>> BEGIN

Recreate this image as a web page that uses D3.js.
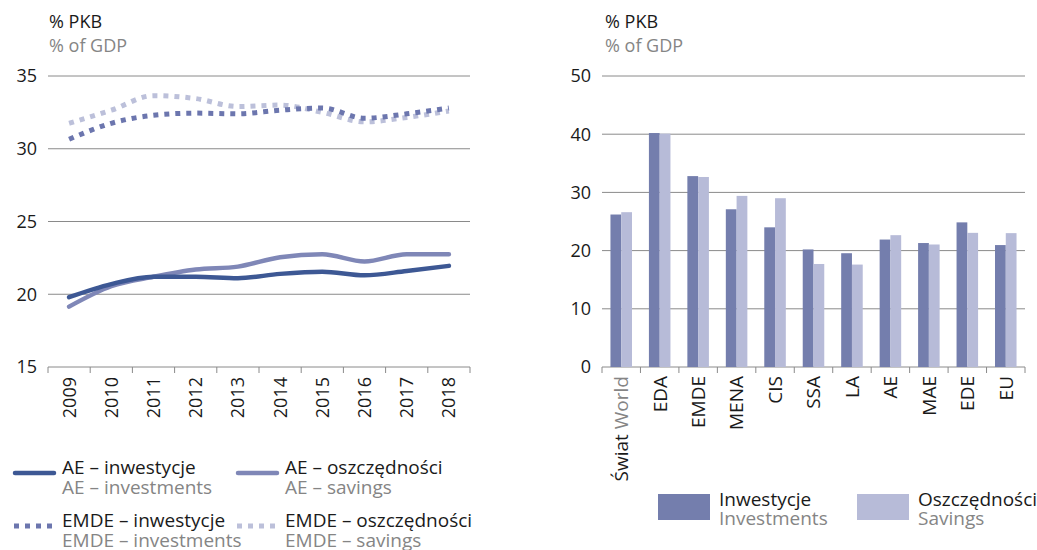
<!DOCTYPE html>
<html>
<head>
<meta charset="utf-8">
<script src="https://d3js.org/d3.v7.min.js"></script>
<style>
  body { margin: 0; background: #fff; }
  svg { font-family: "Open Sans", sans-serif; }
  .grid { stroke: #8a8a8a; stroke-width: 1; }
  .blk { fill: #1a1a1a; }
  .gry { fill: #858585; }
</style>
</head>
<body>
<div id="chart"></div>
<script>
// left panel: investment and savings, % of GDP
var years = ["2009", "2010", "2011", "2012", "2013", "2014", "2015", "2016", "2017", "2018"];
var aeInv = [19.8, 20.7, 21.2, 21.2, 21.1, 21.4, 21.55, 21.3, 21.6, 21.95];
var aeSav = [19.15, 20.55, 21.2, 21.7, 21.9, 22.55, 22.75, 22.25, 22.75, 22.75];
var emdeInv = [30.65, 31.75, 32.3, 32.45, 32.4, 32.65, 32.8, 32.1, 32.4, 32.8];
var emdeSav = [31.75, 32.65, 33.65, 33.45, 32.9, 33.0, 32.5, 31.85, 32.15, 32.6];
var leftTicks = [15, 20, 25, 30, 35];

// right panel: regions
var regions = ["Świat World", "EDA", "EMDE", "MENA", "CIS", "SSA", "LA", "AE", "MAE", "EDE", "EU"];
var regInv = [26.2, 40.2, 32.8, 27.1, 24.0, 20.2, 19.55, 21.9, 21.3, 24.85, 20.95];
var regSav = [26.6, 40.1, 32.65, 29.4, 29.0, 17.7, 17.6, 22.65, 21.05, 23.05, 23.0];
var rightTicks = [0, 10, 20, 30, 40, 50];

var lineSeries = [
    { pl: "AE – inwestycje", en: "AE – investments", values: aeInv, color: "#3d5894", dash: null },
    { pl: "AE – oszczędności", en: "AE – savings", values: aeSav, color: "#7f87b7", dash: null },
    { pl: "EMDE – inwestycje", en: "EMDE – investments", values: emdeInv, color: "#6c76ae", dash: "5,6" },
    { pl: "EMDE – oszczędności", en: "EMDE – savings", values: emdeSav, color: "#bcc0da", dash: "5,6" }
];

var w = 1037, h = 550;
var svg = d3.select("#chart").append("svg").attr("width", w).attr("height", h);

// ---------- left chart ----------
var lx = d3.scaleBand().domain(years).range([48, 470]).padding(0);
var ly = d3.scaleLinear().domain([15, 35]).range([367, 76]);

var left = svg.append("g");

left.append("text").attr("class", "blk").attr("x", 49).attr("y", 28)
    .style("font-size", "18px").text("% PKB");
left.append("text").attr("class", "gry").attr("x", 49).attr("y", 52)
    .style("font-size", "18px").text("% of GDP");

left.selectAll(".grid").data(leftTicks).enter().append("line")
    .attr("class", "grid")
    .attr("x1", 48).attr("x2", 470)
    .attr("y1", function(d) { return ly(d); })
    .attr("y2", function(d) { return ly(d); });

left.selectAll(".ytick").data(leftTicks).enter().append("text")
    .attr("class", "blk")
    .attr("x", 37).attr("y", function(d) { return ly(d); })
    .attr("dy", "0.36em")
    .attr("text-anchor", "end")
    .style("font-size", "18px")
    .text(function(d) { return d; });

// tick marks at band edges
var lEdges = years.map(function(d) { return lx(d); }).concat([lx.range()[1]]);
left.selectAll(".xtick").data(lEdges).enter().append("line")
    .attr("class", "grid")
    .attr("x1", function(d) { return d; }).attr("x2", function(d) { return d; })
    .attr("y1", ly(15)).attr("y2", ly(15) + 6);

left.selectAll(".xlab").data(years).enter().append("text")
    .attr("class", "blk")
    .attr("text-anchor", "end")
    .attr("dy", "0.36em")
    .attr("transform", function(d) {
        return "translate(" + (lx(d) + lx.bandwidth() / 2) + "," + (ly(15) + 10) + ") rotate(-90)";
    })
    .style("font-size", "18px")
    .text(function(d) { return d; });

var line = d3.line()
    .x(function(d, i) { return lx(years[i]) + lx.bandwidth() / 2; })
    .y(function(d) { return ly(d); })
    .curve(d3.curveMonotoneX);

// draw savings first so investment lines sit on top like the original
[1, 0, 3, 2].forEach(function(k) {
    var s = lineSeries[k];
    left.append("path")
        .datum(s.values)
        .attr("fill", "none")
        .attr("stroke", s.color)
        .attr("stroke-width", s.dash ? 5 : 4.5)
        .attr("stroke-linecap", s.dash ? "butt" : "round")
        .attr("stroke-dasharray", s.dash)
        .attr("d", line);
});

// legend left
var legPos = [
    { x: 14, y: 474 },
    { x: 237, y: 474 },
    { x: 14, y: 527 },
    { x: 237, y: 527 }
];
lineSeries.forEach(function(s, i) {
    var p = legPos[i];
    var g = left.append("g").attr("transform", "translate(" + p.x + "," + p.y + ")");
    g.append("line")
        .attr("x1", s.dash ? 0 : 1).attr("x2", s.dash ? 41 : 40)
        .attr("y1", -1).attr("y2", -1)
        .attr("stroke", s.color)
        .attr("stroke-width", s.dash ? 5 : 4.5)
        .attr("stroke-linecap", s.dash ? "butt" : "round")
        .attr("stroke-dasharray", s.dash);
    g.append("text").attr("class", "blk").attr("x", 48).attr("y", 0)
        .style("font-size", "19px").text(s.pl);
    g.append("text").attr("class", "gry").attr("x", 48).attr("y", 20)
        .style("font-size", "19px").text(s.en);
});

// ---------- right chart ----------
var rx = d3.scaleBand().domain(regions).range([602, 1025]).padding(0);
var rxBars = d3.scaleBand().domain(regions).range([602, 1025]).paddingInner(0.44).paddingOuter(0.22);
var rxIn = d3.scaleBand().domain(["inv", "sav"]).range([0, rxBars.bandwidth()]);
var ry = d3.scaleLinear().domain([0, 50]).range([367, 76]);

var right = svg.append("g");

right.append("text").attr("class", "blk").attr("x", 605).attr("y", 28)
    .style("font-size", "18px").text("% PKB");
right.append("text").attr("class", "gry").attr("x", 605).attr("y", 52)
    .style("font-size", "18px").text("% of GDP");

right.selectAll(".grid").data(rightTicks).enter().append("line")
    .attr("class", "grid")
    .attr("x1", 602).attr("x2", 1025)
    .attr("y1", function(d) { return ry(d); })
    .attr("y2", function(d) { return ry(d); });

right.selectAll(".ytick").data(rightTicks).enter().append("text")
    .attr("class", "blk")
    .attr("x", 591).attr("y", function(d) { return ry(d); })
    .attr("dy", "0.36em")
    .attr("text-anchor", "end")
    .style("font-size", "18px")
    .text(function(d) { return d; });

var rEdges = regions.map(function(d) { return rx(d); }).concat([rx.range()[1]]);
right.selectAll(".xtick").data(rEdges).enter().append("line")
    .attr("class", "grid")
    .attr("x1", function(d) { return d; }).attr("x2", function(d) { return d; })
    .attr("y1", ry(0)).attr("y2", ry(0) + 6);

var barData = regions.map(function(r, i) {
    return { region: r, vals: [{ k: "inv", v: regInv[i] }, { k: "sav", v: regSav[i] }] };
});
var barColor = { inv: "#747ead", sav: "#b7bbd8" };

var groups = right.selectAll(".grp").data(barData).enter().append("g")
    .attr("transform", function(d) { return "translate(" + rxBars(d.region) + ",0)"; });
groups.selectAll("rect").data(function(d) { return d.vals; }).enter().append("rect")
    .attr("x", function(d) { return rxIn(d.k); })
    .attr("width", rxIn.bandwidth())
    .attr("y", function(d) { return ry(d.v); })
    .attr("height", function(d) { return ry(0) - ry(d.v); })
    .attr("fill", function(d) { return barColor[d.k]; });

var rl = right.selectAll(".xlab").data(regions).enter().append("text")
    .attr("class", "blk")
    .attr("text-anchor", "end")
    .attr("dy", "0.36em")
    .attr("transform", function(d) {
        return "translate(" + (rx(d) + rx.bandwidth() / 2) + "," + (ry(0) + 9) + ") rotate(-90)";
    })
    .style("font-size", "19px");
rl.each(function(d) {
    var t = d3.select(this);
    if (d === "Świat World") {
        t.append("tspan").text("Świat ");
        t.append("tspan").style("fill", "#858585").text("World");
    } else {
        t.text(d);
    }
});

// legend right
var rLeg = [
    { x: 658, pl: "Inwestycje", en: "Investments", color: barColor.inv },
    { x: 857, pl: "Oszczędności", en: "Savings", color: barColor.sav }
];
rLeg.forEach(function(l) {
    var g = right.append("g").attr("transform", "translate(" + l.x + ",494)");
    g.append("rect").attr("width", 52).attr("height", 26).attr("fill", l.color);
    g.append("text").attr("class", "blk").attr("x", 61).attr("y", 12)
        .style("font-size", "19px").text(l.pl);
    g.append("text").attr("class", "gry").attr("x", 61).attr("y", 31)
        .style("font-size", "19px").text(l.en);
});
</script>
</body>
</html>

>> END

Directions
Restate only the lines running from the start of the material above through the line containing "var leftTicks = [15, 20, 25, 30, 35];", ends included. No pictures.

Response to the task
Recreate this image as a web page that uses D3.js.
<!DOCTYPE html>
<html>
<head>
<meta charset="utf-8">
<script src="https://d3js.org/d3.v7.min.js"></script>
<style>
  body { margin: 0; background: #fff; }
  svg { font-family: "Open Sans", sans-serif; }
  .grid { stroke: #8a8a8a; stroke-width: 1; }
  .blk { fill: #1a1a1a; }
  .gry { fill: #858585; }
</style>
</head>
<body>
<div id="chart"></div>
<script>
// left panel: investment and savings, % of GDP
var years = ["2009", "2010", "2011", "2012", "2013", "2014", "2015", "2016", "2017", "2018"];
var aeInv = [19.8, 20.7, 21.2, 21.2, 21.1, 21.4, 21.55, 21.3, 21.6, 21.95];
var aeSav = [19.15, 20.55, 21.2, 21.7, 21.9, 22.55, 22.75, 22.25, 22.75, 22.75];
var emdeInv = [30.65, 31.75, 32.3, 32.45, 32.4, 32.65, 32.8, 32.1, 32.4, 32.8];
var emdeSav = [31.75, 32.65, 33.65, 33.45, 32.9, 33.0, 32.5, 31.85, 32.15, 32.6];
var leftTicks = [15, 20, 25, 30, 35];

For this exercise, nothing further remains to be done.